## [WORK TO DO]
The data below should be restated word for word, with every picture omitted.

## [DATASET EXCERPT]
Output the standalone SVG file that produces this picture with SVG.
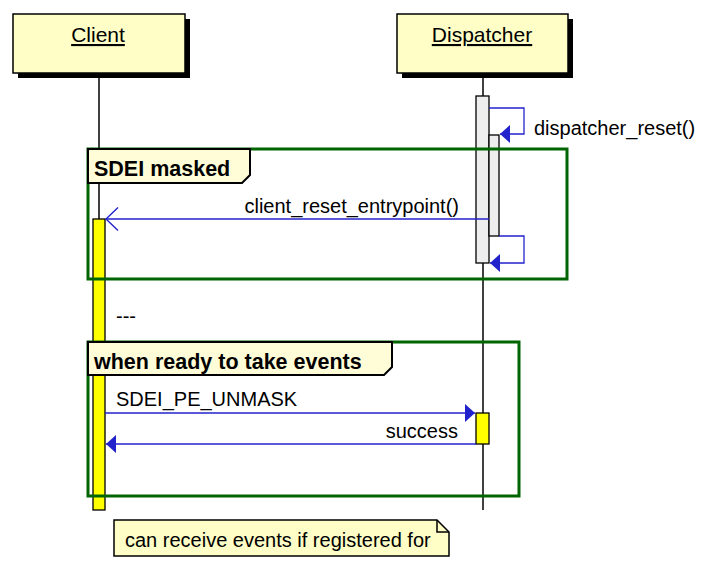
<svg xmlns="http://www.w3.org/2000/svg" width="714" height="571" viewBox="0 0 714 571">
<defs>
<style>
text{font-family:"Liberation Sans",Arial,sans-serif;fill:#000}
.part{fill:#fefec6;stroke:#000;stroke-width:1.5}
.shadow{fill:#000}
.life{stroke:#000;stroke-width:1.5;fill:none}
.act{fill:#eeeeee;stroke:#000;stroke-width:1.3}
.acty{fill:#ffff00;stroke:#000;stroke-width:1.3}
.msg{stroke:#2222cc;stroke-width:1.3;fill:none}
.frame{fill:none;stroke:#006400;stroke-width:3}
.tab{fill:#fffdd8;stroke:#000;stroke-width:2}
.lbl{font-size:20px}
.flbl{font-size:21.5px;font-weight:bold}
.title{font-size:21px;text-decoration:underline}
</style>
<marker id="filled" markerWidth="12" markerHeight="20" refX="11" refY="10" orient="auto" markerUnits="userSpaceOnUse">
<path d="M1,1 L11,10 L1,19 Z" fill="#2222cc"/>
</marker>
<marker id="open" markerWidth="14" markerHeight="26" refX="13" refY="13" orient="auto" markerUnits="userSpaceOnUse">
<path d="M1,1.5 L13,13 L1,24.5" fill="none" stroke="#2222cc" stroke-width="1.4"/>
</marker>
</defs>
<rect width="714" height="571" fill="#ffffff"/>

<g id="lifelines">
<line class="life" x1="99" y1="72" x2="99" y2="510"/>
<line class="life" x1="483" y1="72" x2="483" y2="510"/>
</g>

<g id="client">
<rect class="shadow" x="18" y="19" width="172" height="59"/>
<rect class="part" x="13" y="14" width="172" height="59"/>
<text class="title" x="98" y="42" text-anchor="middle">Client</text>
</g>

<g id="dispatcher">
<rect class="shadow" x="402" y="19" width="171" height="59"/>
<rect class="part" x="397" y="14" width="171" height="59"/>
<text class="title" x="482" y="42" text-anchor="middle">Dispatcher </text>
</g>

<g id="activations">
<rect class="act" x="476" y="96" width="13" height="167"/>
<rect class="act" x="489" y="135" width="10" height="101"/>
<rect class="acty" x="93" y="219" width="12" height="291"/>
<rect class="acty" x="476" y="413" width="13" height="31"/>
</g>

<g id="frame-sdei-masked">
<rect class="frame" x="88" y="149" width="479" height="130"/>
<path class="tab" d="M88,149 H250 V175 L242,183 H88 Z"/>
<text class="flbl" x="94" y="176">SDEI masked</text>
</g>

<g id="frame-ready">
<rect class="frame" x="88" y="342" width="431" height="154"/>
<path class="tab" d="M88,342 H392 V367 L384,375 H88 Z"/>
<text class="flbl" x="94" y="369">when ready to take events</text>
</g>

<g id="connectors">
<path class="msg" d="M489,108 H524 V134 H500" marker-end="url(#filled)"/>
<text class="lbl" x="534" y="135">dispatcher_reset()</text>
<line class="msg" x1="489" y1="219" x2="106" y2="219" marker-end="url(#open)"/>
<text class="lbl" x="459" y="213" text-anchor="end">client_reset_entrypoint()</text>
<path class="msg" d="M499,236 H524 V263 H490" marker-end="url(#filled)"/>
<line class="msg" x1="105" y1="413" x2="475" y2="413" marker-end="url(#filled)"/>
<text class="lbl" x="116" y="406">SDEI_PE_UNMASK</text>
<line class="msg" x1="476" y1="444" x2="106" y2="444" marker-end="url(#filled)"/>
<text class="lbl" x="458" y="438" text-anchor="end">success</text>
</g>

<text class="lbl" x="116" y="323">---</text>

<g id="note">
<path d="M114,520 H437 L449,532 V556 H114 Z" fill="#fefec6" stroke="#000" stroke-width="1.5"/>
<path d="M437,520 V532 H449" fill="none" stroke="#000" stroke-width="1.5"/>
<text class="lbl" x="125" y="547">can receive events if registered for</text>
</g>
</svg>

## [TASK OUTPUT]
Output the standalone SVG file that produces this picture with SVG.
<svg xmlns="http://www.w3.org/2000/svg" width="714" height="571" viewBox="0 0 714 571">
<defs>
<style>
text{font-family:"Liberation Sans",Arial,sans-serif;fill:#000}
.part{fill:#fefec6;stroke:#000;stroke-width:1.5}
.shadow{fill:#000}
.life{stroke:#000;stroke-width:1.5;fill:none}
.act{fill:#eeeeee;stroke:#000;stroke-width:1.3}
.acty{fill:#ffff00;stroke:#000;stroke-width:1.3}
.msg{stroke:#2222cc;stroke-width:1.3;fill:none}
.frame{fill:none;stroke:#006400;stroke-width:3}
.tab{fill:#fffdd8;stroke:#000;stroke-width:2}
.lbl{font-size:20px}
.flbl{font-size:21.5px;font-weight:bold}
.title{font-size:21px;text-decoration:underline}
</style>
<marker id="filled" markerWidth="12" markerHeight="20" refX="11" refY="10" orient="auto" markerUnits="userSpaceOnUse">
<path d="M1,1 L11,10 L1,19 Z" fill="#2222cc"/>
</marker>
<marker id="open" markerWidth="14" markerHeight="26" refX="13" refY="13" orient="auto" markerUnits="userSpaceOnUse">
<path d="M1,1.5 L13,13 L1,24.5" fill="none" stroke="#2222cc" stroke-width="1.4"/>
</marker>
</defs>
<rect width="714" height="571" fill="#ffffff"/>

<g id="lifelines">
<line class="life" x1="99" y1="72" x2="99" y2="510"/>
<line class="life" x1="483" y1="72" x2="483" y2="510"/>
</g>

<g id="client">
<rect class="shadow" x="18" y="19" width="172" height="59"/>
<rect class="part" x="13" y="14" width="172" height="59"/>
<text class="title" x="98" y="42" text-anchor="middle">Client</text>
</g>

<g id="dispatcher">
<rect class="shadow" x="402" y="19" width="171" height="59"/>
<rect class="part" x="397" y="14" width="171" height="59"/>
<text class="title" x="482" y="42" text-anchor="middle">Dispatcher </text>
</g>

<g id="activations">
<rect class="act" x="476" y="96" width="13" height="167"/>
<rect class="act" x="489" y="135" width="10" height="101"/>
<rect class="acty" x="93" y="219" width="12" height="291"/>
<rect class="acty" x="476" y="413" width="13" height="31"/>
</g>

<g id="frame-sdei-masked">
<rect class="frame" x="88" y="149" width="479" height="130"/>
<path class="tab" d="M88,149 H250 V175 L242,183 H88 Z"/>
<text class="flbl" x="94" y="176">SDEI masked</text>
</g>

<g id="frame-ready">
<rect class="frame" x="88" y="342" width="431" height="154"/>
<path class="tab" d="M88,342 H392 V367 L384,375 H88 Z"/>
<text class="flbl" x="94" y="369">when ready to take events</text>
</g>

<g id="connectors">
<path class="msg" d="M489,108 H524 V134 H500" marker-end="url(#filled)"/>
<text class="lbl" x="534" y="135">dispatcher_reset()</text>
<line class="msg" x1="489" y1="219" x2="106" y2="219" marker-end="url(#open)"/>
<text class="lbl" x="459" y="213" text-anchor="end">client_reset_entrypoint()</text>
<path class="msg" d="M499,236 H524 V263 H490" marker-end="url(#filled)"/>
<line class="msg" x1="105" y1="413" x2="475" y2="413" marker-end="url(#filled)"/>
<text class="lbl" x="116" y="406">SDEI_PE_UNMASK</text>
<line class="msg" x1="476" y1="444" x2="106" y2="444" marker-end="url(#filled)"/>
<text class="lbl" x="458" y="438" text-anchor="end">success</text>
</g>

<text class="lbl" x="116" y="323">---</text>

<g id="note">
<path d="M114,520 H437 L449,532 V556 H114 Z" fill="#fefec6" stroke="#000" stroke-width="1.5"/>
<path d="M437,520 V532 H449" fill="none" stroke="#000" stroke-width="1.5"/>
<text class="lbl" x="125" y="547">can receive events if registered for</text>
</g>
</svg>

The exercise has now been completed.